Not Just a Matter of Numbers

Dys said that the law does not allow public schools receiving federal funds to discriminate against minority groups by number.

“The Constitution doesn’t start at the number 20,” he said.

“The Supreme Court of the United States has said that if you have extracurricular clubs you have to permit students to meet on campus. That has been designed to protect students who are a minority.

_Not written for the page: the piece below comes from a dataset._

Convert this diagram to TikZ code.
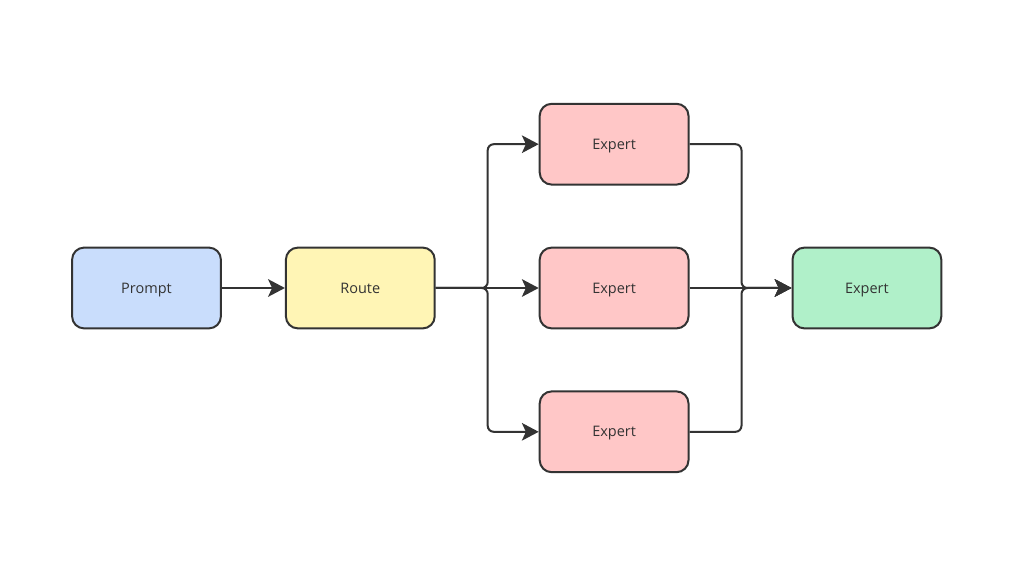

And here they are using majority numbers to kick minority students off campus: It’s wrong, it’s unconstitutional, and it has to stop — and we’re happy to take them to court to make sure that does stop.”

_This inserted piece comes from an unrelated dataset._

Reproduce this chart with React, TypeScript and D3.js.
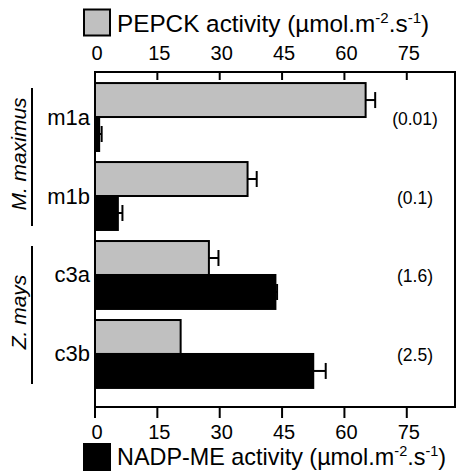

Dys said the price for keeping a Christian club off campus could end up being Ward Melville High School’s federal funding.

“You can either accept federal funding and guarantee that every student has the right to meet on campus, as the law allows since 1984, or you can just simply not take any federal funding,” he said. “That’s really the option here.”

Trudy Fischer, John Raney’s mother, said in a statement to Liberty Institute that her son was committed to seeing this club through.

“I was shocked when I heard that the school officials denied SUIF again, but our son said he is ready to stand for religious liberty, and we back him 100%,” she said.

 

Freedom-of-Religion Fight

Barbara Samuells, a Long Island resident and co-founder of the grassroots Catholics for Freedom of Religion, told the Register that her organization helped put John Raney and his fellow students in touch with the Liberty Institute last year during their first clash with Ward Melville High School over religious liberty, and the group has been following developments since then. She said the case drives home a need to promote the religious-liberty message within the walls of public schools, not just churches.

“We’re working hard to educate other students in public schools: that their religious freedom does not stop at the front door,” she said.

Catholics for Freedom of Religion’s Long Island chapters have already worked to pilot religious-liberty initiatives and clubs in Catholic schools, but this upcoming venture will be to work with the Diocese of Rockville Centre, N.Y., to educate Catholics in public schools going through confirmation.

“We’re going to reach 10,000 of these confirmation candidates within the next two months,” she said.

The religious-freedom organization bought 10,000 pamphlets of the Gateways to Better Education “Free to Speak” pamphlets on religious liberty, along with flyers for Religious Freedom Day and Religious Freedom Sunday, and instruction sheets for Long Island teachers.

Samuells said directors of religious education to whom she presented the “Free to Speak” initiative were “immediately talking about planning a project for the confirmation students to raise freedom-of-religion awareness in their parishes” on Religious Freedom Sunday.

“It’s an amazing tool, both to educate the children and their parents about their children’s religious freedom,” Samuells said, “because we know now that what John Raney is going through is not an isolated incident, by any means.”

Peter Jesserer Smith is the Register’s Washington correspondent.